On May 9, Environmental Sciences graduate student Emily Jackson was awarded the LSU School of the Coast & Environment Outstanding Student Thesis Award for 2013-2014. Her thesis “Hydraulic Fracturing: A Look at the Haynesville Shale and the Environmental Effects of Fracking,” estimates an inventory of water use, air emissions, and chemicals used in the hydraulic fracturing and drilling process. It then compares the estimates to overall regional and state-wide uses of water, as well as various air emissions and chemical discharges, and provides estimates of “learning-by-doing” effects of operator environmental performance in the Haynesville shale. David Dismukes served as her lead professor on the research project.
“Emily’s thesis topic is one very important to Louisiana from an energy, environmental, and economic perspective,” Dismukes said. “Hers is the first comprehensive, independent environmental assessment of the Haynesville shale that examines water use, air emissions, and chemicals used in the drilling and hydraulic fracturing process.”
Jackson created an extensive database of well-specific observations and matched this data (available from the Louisiana Department of Natural Resources) with information from industry non-profit reporting sources such as “Frac Focus” to estimated overall water use and discharges. The research results include:
• A comprehensive inventory of air emissions, water use and chemical uses (in concentrations and volumetric terms).
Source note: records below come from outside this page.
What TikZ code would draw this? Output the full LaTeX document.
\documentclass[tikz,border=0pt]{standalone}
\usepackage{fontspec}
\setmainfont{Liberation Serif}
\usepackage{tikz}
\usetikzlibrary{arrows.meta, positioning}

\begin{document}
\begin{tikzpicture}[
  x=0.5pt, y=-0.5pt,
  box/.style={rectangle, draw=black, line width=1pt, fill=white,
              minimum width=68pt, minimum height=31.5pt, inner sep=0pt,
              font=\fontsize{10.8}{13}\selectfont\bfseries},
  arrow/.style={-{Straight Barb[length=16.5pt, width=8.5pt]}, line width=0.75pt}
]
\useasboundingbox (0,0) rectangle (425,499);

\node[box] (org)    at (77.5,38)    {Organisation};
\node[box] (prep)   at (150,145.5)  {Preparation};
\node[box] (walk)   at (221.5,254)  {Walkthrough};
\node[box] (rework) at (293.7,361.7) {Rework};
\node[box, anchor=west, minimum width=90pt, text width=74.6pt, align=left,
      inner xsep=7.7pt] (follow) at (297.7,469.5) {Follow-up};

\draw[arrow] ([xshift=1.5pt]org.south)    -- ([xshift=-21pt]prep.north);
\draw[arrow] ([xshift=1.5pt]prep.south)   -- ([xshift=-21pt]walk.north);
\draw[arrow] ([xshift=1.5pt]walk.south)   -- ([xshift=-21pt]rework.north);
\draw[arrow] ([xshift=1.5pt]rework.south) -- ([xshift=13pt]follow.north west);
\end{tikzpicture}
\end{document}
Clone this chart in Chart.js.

While some prior studies have estimated Haynesville air emissions, those studies were based upon a number of assumptions, and not the types of well-specific characteristics utilized in Jackson’s thesis.
• The relative size of the discharges and water uses to both overall statewide statistics and regional/local statistics. The thesis generally finds that, while discharges and water uses were moderate at the state-wide level, there were some significant local impacts that needed to be monitored, particularly regarding local water use.
• Preliminary findings that show that there are environmental “learning-by-doing” impacts associated with hydraulic fracturing: namely, that firms get better in their environmental performance as the number of wells drilled/fractured increases. Findings show that water use trends for major operators in the Haynesville improved their performance considerably relative to small players developing fewer wells.